— BEGIN RECORDED DATA —

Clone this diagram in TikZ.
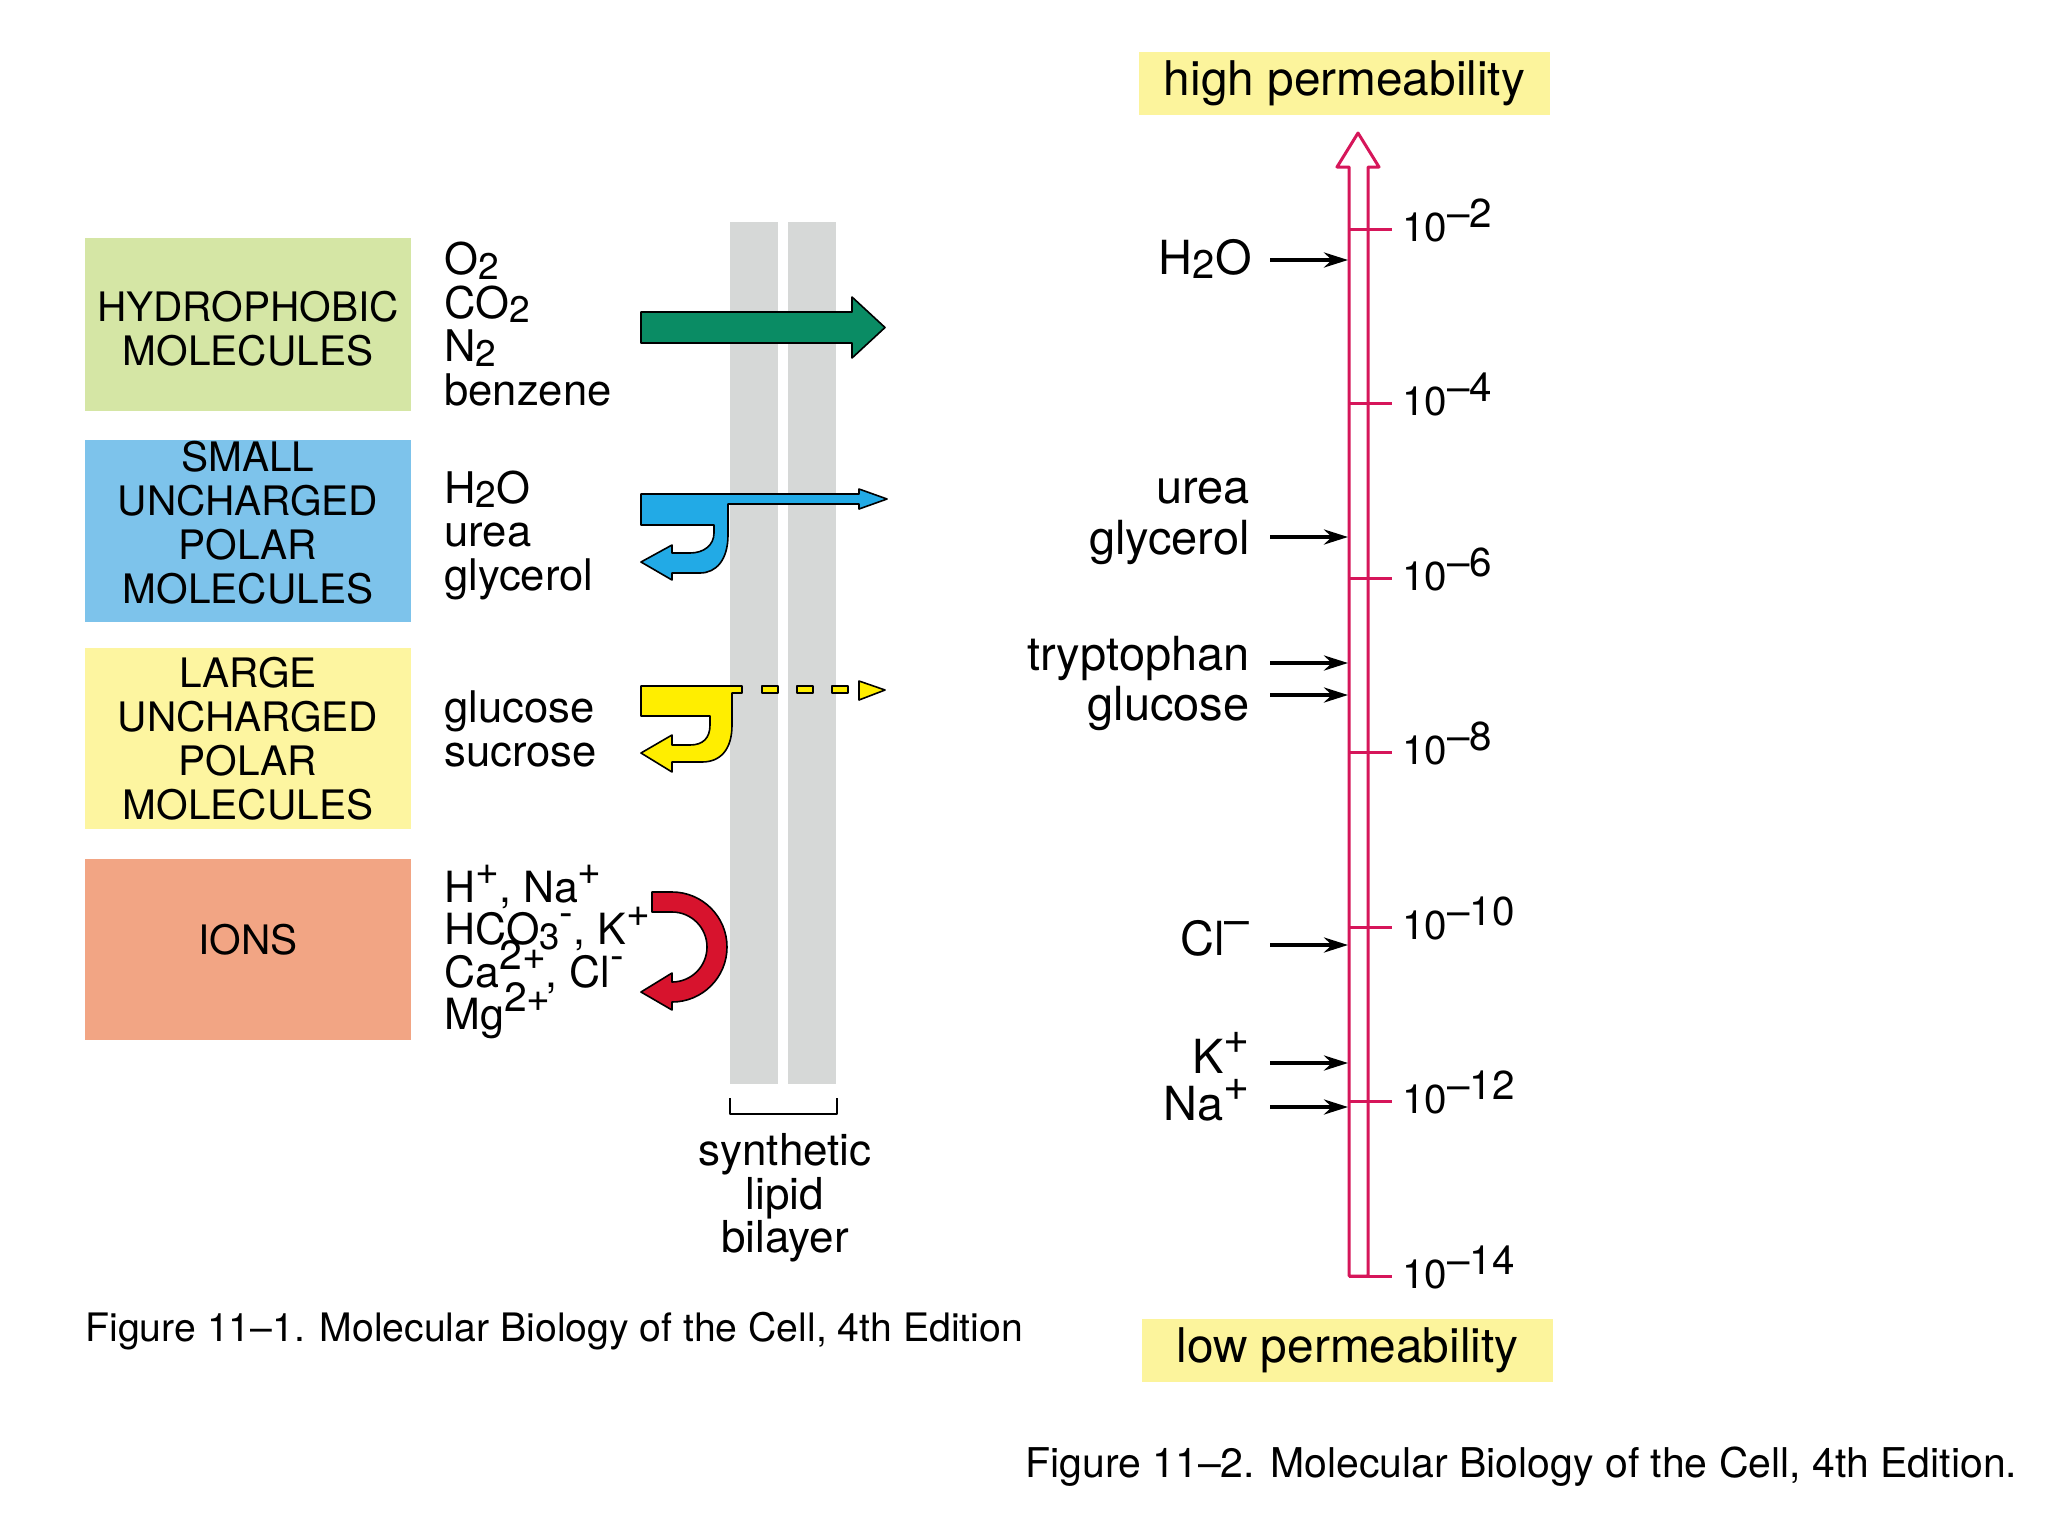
\documentclass[tikz,border=0pt]{standalone}
\usepackage{fontspec}
\setmainfont{TeX Gyre Heros}
\usetikzlibrary{arrows.meta}

\definecolor{hydrobox}{RGB}{213,230,165}
\definecolor{polarbox}{RGB}{125,195,235}
\definecolor{largebox}{RGB}{253,245,160}
\definecolor{ionbox}{RGB}{242,165,132}
\definecolor{permbox}{RGB}{252,244,156}
\definecolor{bilayergray}{RGB}{214,216,215}
\definecolor{hydroarrow}{RGB}{10,140,100}
\definecolor{polararrow}{RGB}{34,170,230}
\definecolor{largearrow}{RGB}{255,238,0}
\definecolor{ionarrow}{RGB}{215,19,45}
\definecolor{scalered}{RGB}{214,22,90}

\newcommand\molsub[1]{\smash{\raisebox{-0.1em}{\scalebox{0.85}{#1}}}}
\newcommand\molsup[1]{\smash{\raisebox{0.42em}{\scalebox{0.95}{#1}}}}

\tikzset{
  catbox/.style={minimum width=163pt, inner sep=0pt, align=center, font=\fontsize{20.3}{22}\selectfont},
  mollist/.style={anchor=west, inner sep=0pt, align=left, font=\fontsize{21.8}{21.75}\selectfont},
  permlabel/.style={fill=permbox, minimum width=205.5pt, minimum height=31.5pt, inner sep=0pt, font=\fontsize{23.9}{25}\selectfont},
  rlabel/.style={anchor=base east, inner sep=0pt, font=\fontsize{23.5}{25.5}\selectfont},
  decade/.style={anchor=base west, inner sep=0pt, font=\fontsize{20.2}{22}\selectfont},
  caption/.style={anchor=base west, inner sep=0pt},
  shapeline/.style={draw=black, line width=0.8pt},
  scaleline/.style={draw=scalered, line width=1.5pt},
  marker/.style={line width=2pt, -{Stealth[length=12pt, width=7.5pt]}}
}

\begin{document}
\begin{tikzpicture}[x=0.5pt, y=-0.5pt, line join=round]
  %%%%% START %%%%%
  \fill[white] (0,0) rectangle (2048,1536);
  \useasboundingbox (0,0) rectangle (2048,1536);

  % category boxes
  \node[catbox, fill=hydrobox, minimum height=86.5pt, text height=41.8pt] (hydro) at (248,324.5) {HYDROPHOBIC\\MOLECULES};
  \node[catbox, fill=polarbox, minimum height=91pt, text depth=9pt] (small) at (248,531) {SMALL\\UNCHARGED\\POLAR\\MOLECULES};
  \node[catbox, fill=largebox, minimum height=90.5pt] (large) at (248,738.5) {LARGE\\UNCHARGED\\POLAR\\MOLECULES};
  \node[catbox, fill=ionbox, minimum height=90.5pt, text depth=10pt] (ions) at (248,949.5) {IONS};

  % molecule lists
  \node[mollist] (hydrolist) at (444,324) {O\molsub{2}\\CO\molsub{2}\\N\molsub{2}\\benzene};
  \node[mollist] (smalllist) at (444,535) {H\molsub{2}O\\urea\\glycerol};
  \node[mollist] (largelist) at (444,729) {glucose\\sucrose};
  \node[mollist, font=\fontsize{21.5}{21.2}\selectfont] (ionlist) at (444,955)
    {H\molsup{+}, Na\molsup{+}\\HCO\molsub{3}\molsup{-}, K\molsup{+}\\Ca\molsup{2+}, Cl\molsup{-}\\Mg\molsup{2+}};

  % bilayer
  \fill[bilayergray] (730,222) rectangle (778,1084);
  \fill[bilayergray] (788,222) rectangle (836,1084);
  \draw[line width=1pt] (730,1098) -- (730,1114) -- (837,1114) -- (837,1098);
  \node[inner sep=0pt, align=center, font=\fontsize{22}{21.8}\selectfont] (bilayer) at (785,1198) {synthetic\\lipid\\bilayer};

  % hydrophobic: straight through
  \filldraw[shapeline, fill=hydroarrow] (641,312) -- (852,312) -- (852,297) -- (885,327.5)
    -- (852,358) -- (852,343) -- (641,343) -- cycle;

  % small polar: mostly back, some through
  \filldraw[shapeline, fill=polararrow] (641,494) -- (859,494) -- (859,489) -- (887,499)
    -- (859,509) -- (859,504) -- (728,504) -- (728,535) .. controls (728,560) and (716,573) .. (700,573)
    -- (672,573) -- (672,580) -- (641,562) -- (672,545) -- (672,553) -- (690,553)
    .. controls (704,553) and (714,545) .. (714,533) -- (714,525) -- (641,525) -- cycle;

  % large polar: back, a trace through
  \filldraw[shapeline, fill=largearrow] (641,686) -- (742,686) -- (742,693) -- (732,693)
    -- (732,725) .. controls (732,750) and (720,762) .. (702,762) -- (672,762) -- (672,772)
    -- (641,753) -- (672,735) -- (672,745) -- (690,745) .. controls (703,745) and (710,738) .. (710,725)
    -- (710,716) -- (641,716) -- cycle;
  \foreach \dx in {762,797,832}
    \filldraw[shapeline, fill=largearrow] (\dx,686) rectangle ++(16,7);
  \filldraw[shapeline, fill=largearrow] (859,681) -- (885,690) -- (859,700) -- cycle;

  % ions: turned back
  \filldraw[shapeline, fill=ionarrow] (652,892) -- (672,892) arc (-90:90:55) -- (672,1010)
    -- (641,992) -- (672,973) -- (672,982) arc (90:-90:35) -- (652,912) -- cycle;

  \node[caption, font=\fontsize{19.6}{22}\selectfont] (cap1) at (85,1341) {Figure 11–1. Molecular Biology of the Cell, 4th Edition};

  % permeability scale
  \node[permlabel] (high) at (1344.5,83.5) {high permeability};
  \node[permlabel] (low) at (1347.5,1350.5) {low permeability};
  \draw[scaleline] (1349,1276) -- (1349,167) -- (1337,167) -- (1358,133) -- (1379,167)
    -- (1368,167) -- (1368,1276) -- cycle;
  \foreach \e [count=\i from 0] in {2,4,...,14} {
    \draw[scaleline] (1349,{229+174.5*\i}) -- (1392,{229+174.5*\i});
    \node[decade] (d\e) at (1402,{241+174.5*\i}) {10\raisebox{7pt}{–\e}};
  }

  \node[rlabel] (wat) at (1252,274) {H\molsub{2}O};
  \node[rlabel] (urea) at (1250,503) {urea};
  \node[rlabel] (glyc) at (1250,554) {glycerol};
  \node[rlabel] (tryp) at (1250,670) {tryptophan};
  \node[rlabel] (gluc) at (1250,720) {glucose};
  \node[rlabel] (chl) at (1250,955) {Cl\molsup{–}};
  \node[rlabel] (pot) at (1250,1073) {K\molsup{+}};
  \node[rlabel] (sod) at (1250,1120) {Na\molsup{+}};
  \foreach \n/\y in {wat/260, glyc/537, tryp/663, gluc/695, chl/945, pot/1063, sod/1107} {
    \coordinate (s-\n) at (1270,\y);
    \coordinate (e-\n) at (1348,\y);
    \draw[marker] (s-\n) -- (e-\n);
  }

  \node[caption, font=\fontsize{20.5}{22}\selectfont] (cap2) at (1025,1477) {Figure 11–2. Molecular Biology of the Cell, 4th Edition.};
  %%%%% END %%%%%
\end{tikzpicture}
\end{document}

— END RECORDED DATA —

PROBLEM DETAILS: Reproduce the listing exactly. Leave its pictures out.

COMPLETE RESPONSE:
Clone this diagram in TikZ.
\documentclass[tikz,border=0pt]{standalone}
\usepackage{fontspec}
\setmainfont{TeX Gyre Heros}
\usetikzlibrary{arrows.meta}

\definecolor{hydrobox}{RGB}{213,230,165}
\definecolor{polarbox}{RGB}{125,195,235}
\definecolor{largebox}{RGB}{253,245,160}
\definecolor{ionbox}{RGB}{242,165,132}
\definecolor{permbox}{RGB}{252,244,156}
\definecolor{bilayergray}{RGB}{214,216,215}
\definecolor{hydroarrow}{RGB}{10,140,100}
\definecolor{polararrow}{RGB}{34,170,230}
\definecolor{largearrow}{RGB}{255,238,0}
\definecolor{ionarrow}{RGB}{215,19,45}
\definecolor{scalered}{RGB}{214,22,90}

\newcommand\molsub[1]{\smash{\raisebox{-0.1em}{\scalebox{0.85}{#1}}}}
\newcommand\molsup[1]{\smash{\raisebox{0.42em}{\scalebox{0.95}{#1}}}}

\tikzset{
  catbox/.style={minimum width=163pt, inner sep=0pt, align=center, font=\fontsize{20.3}{22}\selectfont},
  mollist/.style={anchor=west, inner sep=0pt, align=left, font=\fontsize{21.8}{21.75}\selectfont},
  permlabel/.style={fill=permbox, minimum width=205.5pt, minimum height=31.5pt, inner sep=0pt, font=\fontsize{23.9}{25}\selectfont},
  rlabel/.style={anchor=base east, inner sep=0pt, font=\fontsize{23.5}{25.5}\selectfont},
  decade/.style={anchor=base west, inner sep=0pt, font=\fontsize{20.2}{22}\selectfont},
  caption/.style={anchor=base west, inner sep=0pt},
  shapeline/.style={draw=black, line width=0.8pt},
  scaleline/.style={draw=scalered, line width=1.5pt},
  marker/.style={line width=2pt, -{Stealth[length=12pt, width=7.5pt]}}
}

\begin{document}
\begin{tikzpicture}[x=0.5pt, y=-0.5pt, line join=round]
  %%%%% START %%%%%
  \fill[white] (0,0) rectangle (2048,1536);
  \useasboundingbox (0,0) rectangle (2048,1536);

  % category boxes
  \node[catbox, fill=hydrobox, minimum height=86.5pt, text height=41.8pt] (hydro) at (248,324.5) {HYDROPHOBIC\\MOLECULES};
  \node[catbox, fill=polarbox, minimum height=91pt, text depth=9pt] (small) at (248,531) {SMALL\\UNCHARGED\\POLAR\\MOLECULES};
  \node[catbox, fill=largebox, minimum height=90.5pt] (large) at (248,738.5) {LARGE\\UNCHARGED\\POLAR\\MOLECULES};
  \node[catbox, fill=ionbox, minimum height=90.5pt, text depth=10pt] (ions) at (248,949.5) {IONS};

  % molecule lists
  \node[mollist] (hydrolist) at (444,324) {O\molsub{2}\\CO\molsub{2}\\N\molsub{2}\\benzene};
  \node[mollist] (smalllist) at (444,535) {H\molsub{2}O\\urea\\glycerol};
  \node[mollist] (largelist) at (444,729) {glucose\\sucrose};
  \node[mollist, font=\fontsize{21.5}{21.2}\selectfont] (ionlist) at (444,955)
    {H\molsup{+}, Na\molsup{+}\\HCO\molsub{3}\molsup{-}, K\molsup{+}\\Ca\molsup{2+}, Cl\molsup{-}\\Mg\molsup{2+}};

  % bilayer
  \fill[bilayergray] (730,222) rectangle (778,1084);
  \fill[bilayergray] (788,222) rectangle (836,1084);
  \draw[line width=1pt] (730,1098) -- (730,1114) -- (837,1114) -- (837,1098);
  \node[inner sep=0pt, align=center, font=\fontsize{22}{21.8}\selectfont] (bilayer) at (785,1198) {synthetic\\lipid\\bilayer};

  % hydrophobic: straight through
  \filldraw[shapeline, fill=hydroarrow] (641,312) -- (852,312) -- (852,297) -- (885,327.5)
    -- (852,358) -- (852,343) -- (641,343) -- cycle;

  % small polar: mostly back, some through
  \filldraw[shapeline, fill=polararrow] (641,494) -- (859,494) -- (859,489) -- (887,499)
    -- (859,509) -- (859,504) -- (728,504) -- (728,535) .. controls (728,560) and (716,573) .. (700,573)
    -- (672,573) -- (672,580) -- (641,562) -- (672,545) -- (672,553) -- (690,553)
    .. controls (704,553) and (714,545) .. (714,533) -- (714,525) -- (641,525) -- cycle;

  % large polar: back, a trace through
  \filldraw[shapeline, fill=largearrow] (641,686) -- (742,686) -- (742,693) -- (732,693)
    -- (732,725) .. controls (732,750) and (720,762) .. (702,762) -- (672,762) -- (672,772)
    -- (641,753) -- (672,735) -- (672,745) -- (690,745) .. controls (703,745) and (710,738) .. (710,725)
    -- (710,716) -- (641,716) -- cycle;
  \foreach \dx in {762,797,832}
    \filldraw[shapeline, fill=largearrow] (\dx,686) rectangle ++(16,7);
  \filldraw[shapeline, fill=largearrow] (859,681) -- (885,690) -- (859,700) -- cycle;

  % ions: turned back
  \filldraw[shapeline, fill=ionarrow] (652,892) -- (672,892) arc (-90:90:55) -- (672,1010)
    -- (641,992) -- (672,973) -- (672,982) arc (90:-90:35) -- (652,912) -- cycle;

  \node[caption, font=\fontsize{19.6}{22}\selectfont] (cap1) at (85,1341) {Figure 11–1. Molecular Biology of the Cell, 4th Edition};

  % permeability scale
  \node[permlabel] (high) at (1344.5,83.5) {high permeability};
  \node[permlabel] (low) at (1347.5,1350.5) {low permeability};
  \draw[scaleline] (1349,1276) -- (1349,167) -- (1337,167) -- (1358,133) -- (1379,167)
    -- (1368,167) -- (1368,1276) -- cycle;
  \foreach \e [count=\i from 0] in {2,4,...,14} {
    \draw[scaleline] (1349,{229+174.5*\i}) -- (1392,{229+174.5*\i});
    \node[decade] (d\e) at (1402,{241+174.5*\i}) {10\raisebox{7pt}{–\e}};
  }

  \node[rlabel] (wat) at (1252,274) {H\molsub{2}O};
  \node[rlabel] (urea) at (1250,503) {urea};
  \node[rlabel] (glyc) at (1250,554) {glycerol};
  \node[rlabel] (tryp) at (1250,670) {tryptophan};
  \node[rlabel] (gluc) at (1250,720) {glucose};
  \node[rlabel] (chl) at (1250,955) {Cl\molsup{–}};
  \node[rlabel] (pot) at (1250,1073) {K\molsup{+}};
  \node[rlabel] (sod) at (1250,1120) {Na\molsup{+}};
  \foreach \n/\y in {wat/260, glyc/537, tryp/663, gluc/695, chl/945, pot/1063, sod/1107} {
    \coordinate (s-\n) at (1270,\y);
    \coordinate (e-\n) at (1348,\y);
    \draw[marker] (s-\n) -- (e-\n);
  }

  \node[caption, font=\fontsize{20.5}{22}\selectfont] (cap2) at (1025,1477) {Figure 11–2. Molecular Biology of the Cell, 4th Edition.};
  %%%%% END %%%%%
\end{tikzpicture}
\end{document}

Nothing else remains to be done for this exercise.